The Collaborators with the Japanese?

It is the victors that write the histories that we read, much of it doctored by those who write it, sometimes knowingly and sometimes not. The way the Japanese write about Korea is quite different from Korean understanding of itself.

During the years 1910 to 1945 of the Japanese occupation 4,389 Koreans, are listed as collaborators in a new Encyclopedia that was printed. In the words of the publishers: " they inflicted physical, material and mental damage on Koreans."

In the list were 7 Catholics, one bishop, 4 priests and 2 layman. The bishop was the first bishop of Seoul, (Paul) Ro Ki-nam , (John) Chang Myon was prime minister from 1960-1961 a Catholic lay leader.
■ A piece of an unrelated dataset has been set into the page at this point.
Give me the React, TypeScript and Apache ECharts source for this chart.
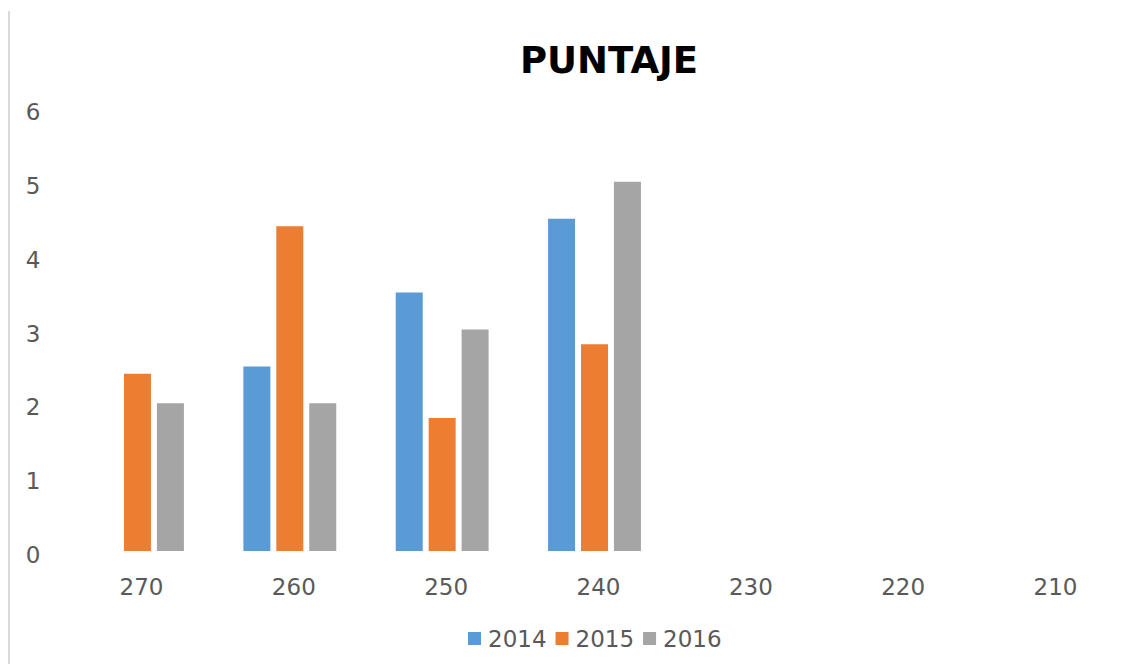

The publishers mentioned that a major consideration of listing the collaborators was how much they actively, voluntarily and consistently cooperated with Japan.

Working in the country I remember hearing about members of the parish who worked as policemen under the Japanese. They were often leaders in the community but there was always some one to tell me of their past. It is important that we look for the truth and make this known. Autopsies are unpleasant but at times necessary, but as with all things it is the prejudice of the truth tellers that often colors what is said and often the reason for dismisal of what is 'uncovered'.

It is important for a country to be honest about its past but it is human nature to hide what is embarrassing to the country and speak loud and clear about what is its glory. This is true of all groups be they family , church, societies or countries.

In parish work I can remember stories of those who sympathized with North Korea and how many of them suffered at the hands of those in the South. Communism was the devil and this was so much part of the thinking that many atrocities were committed in the name of anti- Communism. This was after the defeat of the Japanese and the division of the country into North and South. Many of these were independence fighters against the Japanese with strong sympathy for the North.

As Catholics it is always a problem on how to balance forgiveness with truth. Knowing all the truth makes it easier to be merciful but most of the time we only know partial truth. We have been taught to forgive and when wrong doing is acknowledged, this is not difficult. Some of those who are listed in the book of collaborators can't say anything to defend themselves and how many of them would in a court of law be acquitted is anybody's guess. It is part of our Korean history and there is much more of that history that we are still not prepared to face. The time is still not ripe.